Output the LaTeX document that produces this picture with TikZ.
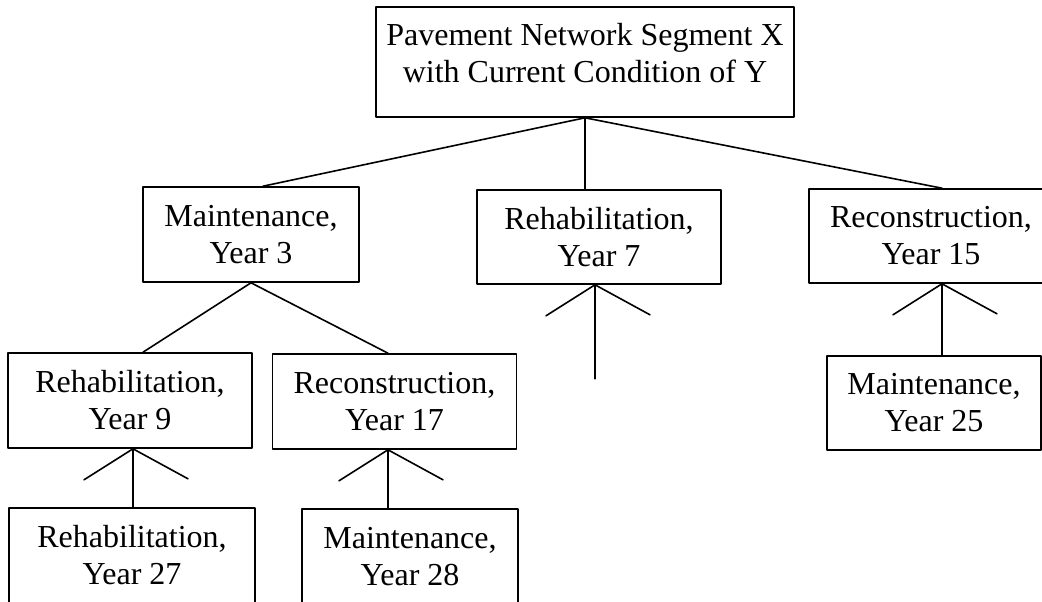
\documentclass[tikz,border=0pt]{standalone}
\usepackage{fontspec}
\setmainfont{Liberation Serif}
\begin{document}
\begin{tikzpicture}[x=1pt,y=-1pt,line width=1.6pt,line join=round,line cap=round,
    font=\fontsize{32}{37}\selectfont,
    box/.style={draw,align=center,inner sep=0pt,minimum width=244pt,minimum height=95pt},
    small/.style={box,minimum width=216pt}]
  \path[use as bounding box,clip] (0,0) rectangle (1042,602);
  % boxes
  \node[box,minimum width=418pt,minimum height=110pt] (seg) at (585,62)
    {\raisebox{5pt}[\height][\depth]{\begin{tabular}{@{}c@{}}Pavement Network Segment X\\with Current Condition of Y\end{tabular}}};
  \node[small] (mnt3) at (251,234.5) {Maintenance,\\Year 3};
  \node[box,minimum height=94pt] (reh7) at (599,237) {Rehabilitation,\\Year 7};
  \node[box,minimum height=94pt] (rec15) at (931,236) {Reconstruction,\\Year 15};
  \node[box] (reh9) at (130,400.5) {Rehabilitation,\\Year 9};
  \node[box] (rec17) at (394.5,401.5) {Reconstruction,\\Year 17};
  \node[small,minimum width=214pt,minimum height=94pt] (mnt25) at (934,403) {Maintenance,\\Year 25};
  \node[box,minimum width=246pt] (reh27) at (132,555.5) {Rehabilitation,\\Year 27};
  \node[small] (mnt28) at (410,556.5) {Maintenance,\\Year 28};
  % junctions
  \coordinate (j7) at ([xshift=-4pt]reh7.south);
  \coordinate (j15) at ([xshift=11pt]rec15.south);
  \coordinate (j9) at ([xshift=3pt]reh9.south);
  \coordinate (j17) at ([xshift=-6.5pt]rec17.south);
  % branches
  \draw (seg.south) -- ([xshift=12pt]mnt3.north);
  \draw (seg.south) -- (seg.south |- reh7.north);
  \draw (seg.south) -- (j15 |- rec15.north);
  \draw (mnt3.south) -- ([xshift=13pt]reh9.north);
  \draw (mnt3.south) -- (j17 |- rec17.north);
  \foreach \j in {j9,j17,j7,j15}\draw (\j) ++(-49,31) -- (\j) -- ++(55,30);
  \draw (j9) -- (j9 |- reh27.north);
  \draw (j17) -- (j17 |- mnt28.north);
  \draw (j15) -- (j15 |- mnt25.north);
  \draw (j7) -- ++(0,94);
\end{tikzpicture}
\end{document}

==

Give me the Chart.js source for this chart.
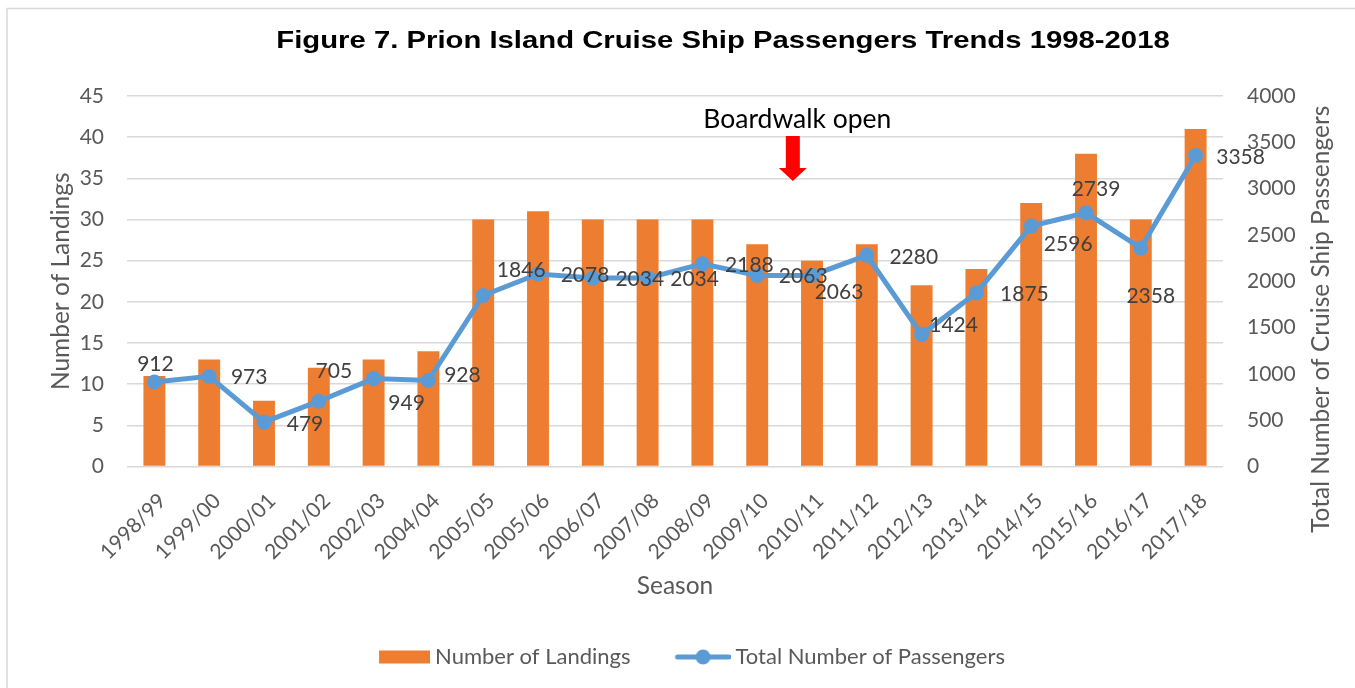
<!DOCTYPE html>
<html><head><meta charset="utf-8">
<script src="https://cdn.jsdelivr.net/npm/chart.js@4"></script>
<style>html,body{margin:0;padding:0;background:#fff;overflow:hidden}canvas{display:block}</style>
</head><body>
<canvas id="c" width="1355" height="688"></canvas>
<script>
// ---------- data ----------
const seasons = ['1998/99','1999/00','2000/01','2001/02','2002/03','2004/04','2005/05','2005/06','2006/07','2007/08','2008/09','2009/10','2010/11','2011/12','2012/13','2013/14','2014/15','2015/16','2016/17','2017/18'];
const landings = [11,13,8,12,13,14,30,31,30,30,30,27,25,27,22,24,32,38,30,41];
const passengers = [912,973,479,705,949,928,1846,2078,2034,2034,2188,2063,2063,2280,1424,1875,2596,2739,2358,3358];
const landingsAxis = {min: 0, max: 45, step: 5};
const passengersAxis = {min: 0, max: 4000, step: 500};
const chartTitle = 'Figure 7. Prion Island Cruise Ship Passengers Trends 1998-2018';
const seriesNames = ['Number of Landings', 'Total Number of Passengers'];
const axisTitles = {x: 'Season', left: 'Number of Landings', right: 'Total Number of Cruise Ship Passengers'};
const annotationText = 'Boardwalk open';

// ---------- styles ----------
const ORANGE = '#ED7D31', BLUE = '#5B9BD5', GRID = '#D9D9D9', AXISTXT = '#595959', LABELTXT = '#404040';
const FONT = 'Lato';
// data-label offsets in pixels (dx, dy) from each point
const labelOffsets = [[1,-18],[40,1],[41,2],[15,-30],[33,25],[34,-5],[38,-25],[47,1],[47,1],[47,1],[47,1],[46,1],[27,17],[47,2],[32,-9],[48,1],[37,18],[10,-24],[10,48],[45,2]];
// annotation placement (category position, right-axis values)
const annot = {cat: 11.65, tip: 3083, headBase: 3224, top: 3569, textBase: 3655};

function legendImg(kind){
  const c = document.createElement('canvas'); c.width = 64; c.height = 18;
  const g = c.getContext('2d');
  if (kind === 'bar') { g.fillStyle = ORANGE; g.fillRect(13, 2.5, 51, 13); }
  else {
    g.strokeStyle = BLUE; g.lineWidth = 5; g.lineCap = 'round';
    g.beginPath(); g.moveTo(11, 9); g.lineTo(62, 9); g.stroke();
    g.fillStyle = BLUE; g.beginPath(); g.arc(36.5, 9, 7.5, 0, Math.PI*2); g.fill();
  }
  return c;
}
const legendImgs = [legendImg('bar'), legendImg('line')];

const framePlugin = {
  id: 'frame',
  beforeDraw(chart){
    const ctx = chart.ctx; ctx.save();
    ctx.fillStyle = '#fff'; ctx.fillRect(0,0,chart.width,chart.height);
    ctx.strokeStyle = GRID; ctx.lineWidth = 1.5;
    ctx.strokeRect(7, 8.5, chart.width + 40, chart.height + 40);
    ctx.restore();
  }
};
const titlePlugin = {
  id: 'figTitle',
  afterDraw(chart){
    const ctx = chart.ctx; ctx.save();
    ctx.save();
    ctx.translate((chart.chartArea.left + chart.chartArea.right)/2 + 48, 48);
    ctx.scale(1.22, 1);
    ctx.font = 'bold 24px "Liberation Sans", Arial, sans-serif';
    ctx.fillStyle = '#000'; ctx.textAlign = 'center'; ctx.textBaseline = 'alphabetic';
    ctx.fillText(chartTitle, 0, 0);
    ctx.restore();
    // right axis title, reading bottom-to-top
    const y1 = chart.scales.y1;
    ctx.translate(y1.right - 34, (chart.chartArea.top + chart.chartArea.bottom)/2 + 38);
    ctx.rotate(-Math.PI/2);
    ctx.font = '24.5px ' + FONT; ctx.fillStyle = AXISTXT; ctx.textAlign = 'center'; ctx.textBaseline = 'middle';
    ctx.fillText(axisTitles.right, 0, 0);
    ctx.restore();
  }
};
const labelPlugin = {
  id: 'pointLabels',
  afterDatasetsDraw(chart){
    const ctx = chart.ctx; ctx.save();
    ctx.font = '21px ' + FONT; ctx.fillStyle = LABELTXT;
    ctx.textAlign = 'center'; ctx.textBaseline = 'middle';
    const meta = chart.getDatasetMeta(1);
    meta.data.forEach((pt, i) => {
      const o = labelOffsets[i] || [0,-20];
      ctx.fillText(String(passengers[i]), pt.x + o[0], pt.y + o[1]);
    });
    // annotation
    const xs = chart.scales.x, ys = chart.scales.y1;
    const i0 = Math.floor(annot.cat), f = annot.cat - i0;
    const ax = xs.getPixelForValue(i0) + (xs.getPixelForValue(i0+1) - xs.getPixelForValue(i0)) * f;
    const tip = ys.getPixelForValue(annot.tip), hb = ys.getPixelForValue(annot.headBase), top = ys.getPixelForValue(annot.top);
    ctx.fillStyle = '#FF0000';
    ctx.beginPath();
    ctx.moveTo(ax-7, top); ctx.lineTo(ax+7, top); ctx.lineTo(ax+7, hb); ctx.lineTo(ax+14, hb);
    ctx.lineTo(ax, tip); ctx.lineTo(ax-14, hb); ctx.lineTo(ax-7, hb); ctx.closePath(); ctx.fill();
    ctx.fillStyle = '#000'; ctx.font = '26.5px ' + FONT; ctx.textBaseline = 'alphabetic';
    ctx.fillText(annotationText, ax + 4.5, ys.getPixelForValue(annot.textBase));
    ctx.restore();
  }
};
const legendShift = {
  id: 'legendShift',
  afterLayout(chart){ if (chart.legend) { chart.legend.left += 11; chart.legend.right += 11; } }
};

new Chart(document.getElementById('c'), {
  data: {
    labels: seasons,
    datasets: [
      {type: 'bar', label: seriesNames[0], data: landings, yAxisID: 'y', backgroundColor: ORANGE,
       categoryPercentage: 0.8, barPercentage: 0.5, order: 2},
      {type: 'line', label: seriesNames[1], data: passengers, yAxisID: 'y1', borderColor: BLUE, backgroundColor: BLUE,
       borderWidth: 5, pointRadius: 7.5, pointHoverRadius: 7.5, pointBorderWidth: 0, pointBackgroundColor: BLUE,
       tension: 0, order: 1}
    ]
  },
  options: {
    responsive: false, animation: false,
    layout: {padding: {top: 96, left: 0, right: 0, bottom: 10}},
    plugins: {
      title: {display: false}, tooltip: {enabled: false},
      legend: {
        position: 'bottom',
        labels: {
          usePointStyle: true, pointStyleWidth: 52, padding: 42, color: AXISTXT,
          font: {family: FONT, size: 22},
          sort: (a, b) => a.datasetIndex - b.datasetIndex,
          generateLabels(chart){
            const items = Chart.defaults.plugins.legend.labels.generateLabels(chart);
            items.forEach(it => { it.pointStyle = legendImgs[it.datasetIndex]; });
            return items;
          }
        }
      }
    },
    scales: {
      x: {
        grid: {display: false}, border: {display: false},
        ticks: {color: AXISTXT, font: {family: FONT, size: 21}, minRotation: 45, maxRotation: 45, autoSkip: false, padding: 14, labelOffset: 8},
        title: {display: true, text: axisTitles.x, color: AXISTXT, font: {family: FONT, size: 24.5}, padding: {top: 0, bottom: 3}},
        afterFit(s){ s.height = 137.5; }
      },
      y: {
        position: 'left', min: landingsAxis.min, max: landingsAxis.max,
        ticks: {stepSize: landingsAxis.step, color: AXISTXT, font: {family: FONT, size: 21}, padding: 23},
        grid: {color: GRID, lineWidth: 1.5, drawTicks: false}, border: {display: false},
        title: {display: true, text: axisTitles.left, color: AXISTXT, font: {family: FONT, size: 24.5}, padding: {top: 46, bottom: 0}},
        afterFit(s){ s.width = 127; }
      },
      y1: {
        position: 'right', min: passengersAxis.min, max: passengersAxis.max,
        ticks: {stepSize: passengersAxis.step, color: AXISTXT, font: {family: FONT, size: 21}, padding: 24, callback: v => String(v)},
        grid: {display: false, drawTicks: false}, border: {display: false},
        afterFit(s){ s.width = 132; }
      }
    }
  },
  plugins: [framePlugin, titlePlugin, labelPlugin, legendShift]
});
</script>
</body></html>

▶ Description of the task
Scan the material above. Extract every line in which the word "this" occurs.

▶ Result
Output the LaTeX document that produces this picture with TikZ.
Give me the Chart.js source for this chart.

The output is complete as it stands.